Mere Christianity by C.S. Lewis - November 29
- Thursday, November 29, 2012
His death went unnoticed, as he died the same day John F. Kennedy was shot, but his works are some of the most widely read in English literature. Originally an agnostic, he served in World War I and became a professor at Oxford and Cambridge. He credits his Catholic friend and fellow writer, J.R.R. Tolkien, author of "Lord of the Rings," as being instrumental in bringing him to faith in Christ. Among his most notable books are: The Screwtape Letters; Miracles; The Problem of Pain; Abolition of Man; and The Chronicles of Narnia, which include The Lion, Witch and Wardrobe.

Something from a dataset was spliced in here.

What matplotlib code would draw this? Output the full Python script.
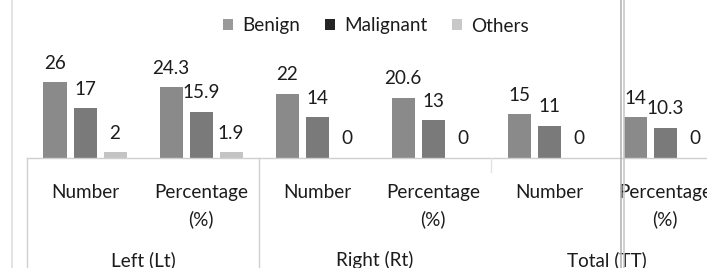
import matplotlib
matplotlib.use("Agg")
import matplotlib.pyplot as plt
from matplotlib.patches import Patch
from matplotlib.lines import Line2D
import matplotlib.transforms as mtransforms

plt.rcParams['font.family'] = ['Lato', 'DejaVu Sans']

# ---- data ----
tick_labels = ["Number", "Percentage\n(%)", "Number", "Percentage\n(%)", "Number", "Percentage\n(%)"]
group_labels = ["Left (Lt)", "Right (Rt)", "Total (TT)"]
series_names = ["Benign", "Malignant", "Others"]
benign = [26, 24.3, 22, 20.6, 15, 14]
malignant = [17, 15.9, 14, 13, 11, 10.3]
others = [2, 1.9, 0, 0, 0, 0]
value_text = {
    "Benign": ["26", "24.3", "22", "20.6", "15", "14"],
    "Malignant": ["17", "15.9", "14", "13", "11", "10.3"],
    "Others": ["2", "1.9", "0", "0", "0", "0"],
}

bar_colors = ["#8a8a8a", "#7a7a7a", "#c4c4c4"]
legend_colors = ["#9a9a9a", "#252525", "#c8c8c8"]

W, H = 707, 268
DPI = 100
fig = plt.figure(figsize=(W / DPI, H / DPI), dpi=DPI)
fig.patch.set_facecolor("white")

def px(x0, y0, w, h):
    return [x0 / W, 1 - (y0 + h) / H, w / W, h / H]

base_y = 158
ppu = 2.92
ymax = 30
ax_left = 27
cat_w = 116
ax = fig.add_axes(px(ax_left, base_y - ymax * ppu, cat_w * 6, ymax * ppu))
ax.set_xlim(-0.5, 5.5)
ax.set_ylim(0, ymax)
ax.patch.set_alpha(0)

bw = 23 / cat_w
off = 30 / cat_w
xs = list(range(6))
fs = 13.6
txt_color = "#1c1c1c"
for i, (name, vals, col) in enumerate(zip(series_names, [benign, malignant, others], bar_colors)):
    pos = [x + (i - 1) * off for x in xs]
    ax.bar(pos, vals, width=bw, color=col, edgecolor="none", clip_on=True)
    for p, v, t in zip(pos, vals, value_text[name]):
        ax.annotate(t, (p, v), xytext=(0, 19 * 72 / DPI), textcoords="offset points",
                    ha="center", va="center", fontsize=fs, color=txt_color, annotation_clip=False)

for s in ["top", "right", "left"]:
    ax.spines[s].set_visible(False)
ax.spines["bottom"].set_color("#cfcfcf")
ax.spines["bottom"].set_linewidth(1.0)
ax.set_yticks([])
ax.set_xticks(xs)
ax.set_xticklabels(tick_labels, fontsize=fs, color=txt_color, linespacing=1.63)
ax.tick_params(axis="x", length=0, pad=26 * 72 / DPI)
for lab in ax.get_xticklabels():
    lab.set_va("top")

trans = mtransforms.blended_transform_factory(ax.transData, fig.transFigure)
for gi, g in enumerate(group_labels):
    ax.text(gi * 2 + 0.5, 1 - 260 / H, g, transform=trans, ha="center", va="center",
            fontsize=fs, color=txt_color, clip_on=False)

# category-group separators
for xsep, ybot, c in [(-0.5, 268, "#d0d0d0"), (1.5, 268, "#cfcfcf"), (3.5, 172, "#e2e2e2")]:
    fig.add_artist(Line2D([xsep, xsep], [1 - base_y / H, 1 - ybot / H], transform=trans,
                          color=c, lw=1.0))

# scan border lines
for xl, c, lw in [(12, "#dedede", 1.2), (621, "#b5b5b5", 1.2), (623.5, "#c9c9c9", 1.2)]:
    fig.add_artist(Line2D([xl / W, xl / W], [0, 1], transform=fig.transFigure, color=c, lw=lw))

handles = [Patch(facecolor=c, edgecolor="none") for c in legend_colors]
leg = fig.legend(handles, series_names, loc="center", bbox_to_anchor=(376 / W, 1 - 26 / H),
                 ncol=3, frameon=False, fontsize=fs, handlelength=0.53, handleheight=0.53,
                 handletextpad=0.5, columnspacing=1.3, labelcolor=txt_color)

fig.savefig("out.png", dpi=DPI, facecolor="white")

His name was C.S. Lewis, born NOVEMBER 29, 1898. Over 200 million copies of his books have sold worldwide and, 40 years after his death, continue to sell a million copies a year. In Mere Christianity, C.S. Lewis wrote: "All that we call human history - money, poverty, ambition, war, prostitution, classes, empires, slavery - is the long terrible story of man trying to find something other than God which will make him happy." C.S. Lewis wrote: "Christianity...is a religion you could not have guessed...It is not the sort of thing anyone would have made up. It has just that queer twist about it that real things have."